— begin Dataset excerpts —

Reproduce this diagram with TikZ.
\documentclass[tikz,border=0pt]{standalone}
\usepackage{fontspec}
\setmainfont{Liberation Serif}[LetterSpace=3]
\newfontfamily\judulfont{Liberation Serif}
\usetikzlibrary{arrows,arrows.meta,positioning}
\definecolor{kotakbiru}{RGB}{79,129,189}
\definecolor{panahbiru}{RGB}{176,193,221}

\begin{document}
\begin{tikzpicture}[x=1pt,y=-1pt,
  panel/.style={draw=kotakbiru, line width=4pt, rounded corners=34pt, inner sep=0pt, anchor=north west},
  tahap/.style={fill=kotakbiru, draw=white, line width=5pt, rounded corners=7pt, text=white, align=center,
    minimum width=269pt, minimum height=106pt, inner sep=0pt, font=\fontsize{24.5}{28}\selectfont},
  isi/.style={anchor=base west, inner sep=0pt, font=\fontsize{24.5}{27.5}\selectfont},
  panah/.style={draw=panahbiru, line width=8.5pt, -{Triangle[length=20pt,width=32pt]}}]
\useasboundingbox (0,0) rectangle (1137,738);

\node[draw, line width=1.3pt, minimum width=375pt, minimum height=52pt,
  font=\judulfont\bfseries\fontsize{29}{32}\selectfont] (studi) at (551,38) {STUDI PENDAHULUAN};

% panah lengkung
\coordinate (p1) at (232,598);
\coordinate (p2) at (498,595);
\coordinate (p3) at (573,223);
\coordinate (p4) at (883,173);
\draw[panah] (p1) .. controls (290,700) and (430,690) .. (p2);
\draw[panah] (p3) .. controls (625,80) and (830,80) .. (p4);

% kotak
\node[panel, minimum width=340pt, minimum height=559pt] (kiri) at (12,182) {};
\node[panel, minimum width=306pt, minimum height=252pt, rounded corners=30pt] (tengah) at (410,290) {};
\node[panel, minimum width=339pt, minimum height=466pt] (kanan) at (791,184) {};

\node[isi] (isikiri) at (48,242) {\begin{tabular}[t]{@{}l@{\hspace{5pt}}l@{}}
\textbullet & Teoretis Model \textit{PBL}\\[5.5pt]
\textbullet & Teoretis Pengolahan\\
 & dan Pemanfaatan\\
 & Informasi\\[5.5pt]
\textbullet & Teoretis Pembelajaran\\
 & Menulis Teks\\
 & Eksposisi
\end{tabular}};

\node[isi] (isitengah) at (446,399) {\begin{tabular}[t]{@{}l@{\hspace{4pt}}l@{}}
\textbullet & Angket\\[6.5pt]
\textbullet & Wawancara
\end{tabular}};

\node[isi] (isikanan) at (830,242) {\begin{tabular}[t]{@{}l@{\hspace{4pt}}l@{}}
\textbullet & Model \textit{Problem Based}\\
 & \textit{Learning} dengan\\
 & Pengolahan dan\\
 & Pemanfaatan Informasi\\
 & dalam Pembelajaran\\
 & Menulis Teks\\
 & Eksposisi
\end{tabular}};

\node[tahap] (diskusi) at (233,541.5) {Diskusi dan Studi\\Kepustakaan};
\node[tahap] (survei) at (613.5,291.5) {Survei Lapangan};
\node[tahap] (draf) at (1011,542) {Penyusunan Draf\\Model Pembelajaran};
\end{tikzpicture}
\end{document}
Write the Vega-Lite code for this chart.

— end Dataset excerpts —
— begin Dataset excerpts —

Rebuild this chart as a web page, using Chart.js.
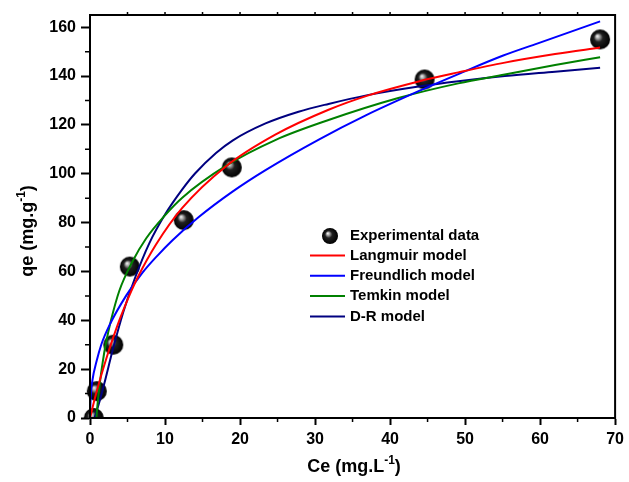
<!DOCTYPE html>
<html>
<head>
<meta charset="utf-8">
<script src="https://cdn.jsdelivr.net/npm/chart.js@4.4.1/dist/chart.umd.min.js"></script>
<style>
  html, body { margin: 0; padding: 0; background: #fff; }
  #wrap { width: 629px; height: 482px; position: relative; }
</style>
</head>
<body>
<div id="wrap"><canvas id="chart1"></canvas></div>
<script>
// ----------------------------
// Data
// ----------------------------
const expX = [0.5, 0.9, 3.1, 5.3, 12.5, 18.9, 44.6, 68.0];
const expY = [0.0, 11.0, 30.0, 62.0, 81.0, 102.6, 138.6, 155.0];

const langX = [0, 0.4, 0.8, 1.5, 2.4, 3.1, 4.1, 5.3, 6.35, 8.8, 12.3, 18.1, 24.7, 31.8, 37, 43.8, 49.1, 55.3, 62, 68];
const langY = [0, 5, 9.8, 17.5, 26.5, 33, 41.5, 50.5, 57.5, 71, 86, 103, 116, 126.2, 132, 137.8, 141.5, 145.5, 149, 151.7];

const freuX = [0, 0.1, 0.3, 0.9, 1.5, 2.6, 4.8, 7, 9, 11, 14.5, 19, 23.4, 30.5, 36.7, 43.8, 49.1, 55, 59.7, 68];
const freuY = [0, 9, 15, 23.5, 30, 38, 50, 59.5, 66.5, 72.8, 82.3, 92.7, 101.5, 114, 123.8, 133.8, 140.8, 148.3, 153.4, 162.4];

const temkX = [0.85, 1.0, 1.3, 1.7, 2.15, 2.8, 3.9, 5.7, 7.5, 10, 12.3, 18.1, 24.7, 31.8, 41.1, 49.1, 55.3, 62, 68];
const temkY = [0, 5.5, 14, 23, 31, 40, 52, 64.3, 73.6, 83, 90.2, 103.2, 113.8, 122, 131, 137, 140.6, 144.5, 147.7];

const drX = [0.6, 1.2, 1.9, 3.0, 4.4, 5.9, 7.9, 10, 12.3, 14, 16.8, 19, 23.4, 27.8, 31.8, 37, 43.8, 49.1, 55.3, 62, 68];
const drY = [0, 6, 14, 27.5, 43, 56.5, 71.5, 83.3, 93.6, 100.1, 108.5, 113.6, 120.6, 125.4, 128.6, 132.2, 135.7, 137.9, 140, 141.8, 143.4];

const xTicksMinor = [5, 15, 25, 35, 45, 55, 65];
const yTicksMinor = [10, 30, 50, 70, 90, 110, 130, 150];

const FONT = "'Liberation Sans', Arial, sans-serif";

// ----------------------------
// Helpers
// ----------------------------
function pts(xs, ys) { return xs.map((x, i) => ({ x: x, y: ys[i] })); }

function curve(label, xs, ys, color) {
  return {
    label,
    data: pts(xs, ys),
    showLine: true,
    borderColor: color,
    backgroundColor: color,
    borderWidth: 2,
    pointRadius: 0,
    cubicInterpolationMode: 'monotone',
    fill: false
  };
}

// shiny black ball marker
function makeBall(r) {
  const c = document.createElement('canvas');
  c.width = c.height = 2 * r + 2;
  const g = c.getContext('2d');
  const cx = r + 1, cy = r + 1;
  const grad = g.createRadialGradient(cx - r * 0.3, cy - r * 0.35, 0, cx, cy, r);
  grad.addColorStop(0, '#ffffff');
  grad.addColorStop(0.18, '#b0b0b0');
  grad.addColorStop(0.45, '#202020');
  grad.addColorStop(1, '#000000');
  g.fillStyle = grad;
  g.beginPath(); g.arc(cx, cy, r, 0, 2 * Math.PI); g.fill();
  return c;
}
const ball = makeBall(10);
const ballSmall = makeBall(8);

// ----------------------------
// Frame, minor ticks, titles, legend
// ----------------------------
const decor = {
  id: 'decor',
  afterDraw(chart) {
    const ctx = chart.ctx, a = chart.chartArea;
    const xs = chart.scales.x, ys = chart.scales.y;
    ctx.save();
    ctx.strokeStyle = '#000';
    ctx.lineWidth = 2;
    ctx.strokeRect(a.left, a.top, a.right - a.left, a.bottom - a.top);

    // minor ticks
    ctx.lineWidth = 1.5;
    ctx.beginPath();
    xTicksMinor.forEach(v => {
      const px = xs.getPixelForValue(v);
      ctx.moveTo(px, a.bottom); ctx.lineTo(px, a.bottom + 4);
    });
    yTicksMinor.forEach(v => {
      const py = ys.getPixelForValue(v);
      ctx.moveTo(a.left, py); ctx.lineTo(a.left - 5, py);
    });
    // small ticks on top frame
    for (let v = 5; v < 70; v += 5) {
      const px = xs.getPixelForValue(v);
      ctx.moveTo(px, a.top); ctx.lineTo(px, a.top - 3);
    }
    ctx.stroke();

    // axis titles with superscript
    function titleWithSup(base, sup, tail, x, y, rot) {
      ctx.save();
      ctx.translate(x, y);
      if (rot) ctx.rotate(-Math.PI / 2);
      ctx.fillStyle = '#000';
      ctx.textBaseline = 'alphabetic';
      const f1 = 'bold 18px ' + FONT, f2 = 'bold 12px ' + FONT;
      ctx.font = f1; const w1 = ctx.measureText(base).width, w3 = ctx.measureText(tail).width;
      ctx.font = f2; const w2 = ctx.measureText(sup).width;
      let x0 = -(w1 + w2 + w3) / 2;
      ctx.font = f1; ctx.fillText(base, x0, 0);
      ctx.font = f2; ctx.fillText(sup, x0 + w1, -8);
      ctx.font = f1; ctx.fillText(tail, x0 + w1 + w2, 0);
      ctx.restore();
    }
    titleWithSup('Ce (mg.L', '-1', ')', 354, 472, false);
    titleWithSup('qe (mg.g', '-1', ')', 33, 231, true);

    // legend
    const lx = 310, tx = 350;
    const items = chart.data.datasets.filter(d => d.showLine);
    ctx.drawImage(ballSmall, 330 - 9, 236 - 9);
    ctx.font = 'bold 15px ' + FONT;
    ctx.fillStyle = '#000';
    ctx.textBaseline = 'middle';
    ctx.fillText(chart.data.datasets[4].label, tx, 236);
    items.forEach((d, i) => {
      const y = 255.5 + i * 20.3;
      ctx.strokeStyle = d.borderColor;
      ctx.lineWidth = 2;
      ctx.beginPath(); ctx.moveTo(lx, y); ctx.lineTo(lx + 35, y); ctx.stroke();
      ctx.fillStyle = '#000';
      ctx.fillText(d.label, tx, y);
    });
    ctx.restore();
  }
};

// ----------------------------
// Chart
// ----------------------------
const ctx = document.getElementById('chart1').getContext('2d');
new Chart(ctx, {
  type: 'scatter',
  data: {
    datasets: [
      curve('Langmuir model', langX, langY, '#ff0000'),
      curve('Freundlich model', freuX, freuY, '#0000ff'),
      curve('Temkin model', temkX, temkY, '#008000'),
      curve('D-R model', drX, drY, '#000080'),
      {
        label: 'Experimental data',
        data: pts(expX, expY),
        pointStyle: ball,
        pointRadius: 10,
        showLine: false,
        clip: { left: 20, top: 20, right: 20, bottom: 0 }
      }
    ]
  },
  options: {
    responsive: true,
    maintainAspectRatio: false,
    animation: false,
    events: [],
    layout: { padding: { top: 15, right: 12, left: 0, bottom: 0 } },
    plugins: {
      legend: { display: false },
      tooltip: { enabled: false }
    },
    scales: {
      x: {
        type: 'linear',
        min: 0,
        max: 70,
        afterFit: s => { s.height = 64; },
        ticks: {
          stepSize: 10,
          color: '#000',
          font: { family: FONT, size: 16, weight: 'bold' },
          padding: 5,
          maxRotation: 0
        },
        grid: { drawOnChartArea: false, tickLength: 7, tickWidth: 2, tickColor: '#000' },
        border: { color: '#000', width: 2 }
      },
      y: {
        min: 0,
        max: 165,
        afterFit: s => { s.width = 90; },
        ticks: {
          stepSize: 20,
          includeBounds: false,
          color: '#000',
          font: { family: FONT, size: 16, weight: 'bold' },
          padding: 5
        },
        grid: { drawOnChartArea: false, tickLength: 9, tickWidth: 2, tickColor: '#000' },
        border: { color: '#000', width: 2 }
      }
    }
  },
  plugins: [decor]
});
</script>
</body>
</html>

— end Dataset excerpts —

**Work to complete:**
Examine the records and pull out every line where the string "this" occurs.

**Written solution:**
Reproduce this diagram with TikZ.
Write the Vega-Lite code for this chart.
Rebuild this chart as a web page, using Chart.js.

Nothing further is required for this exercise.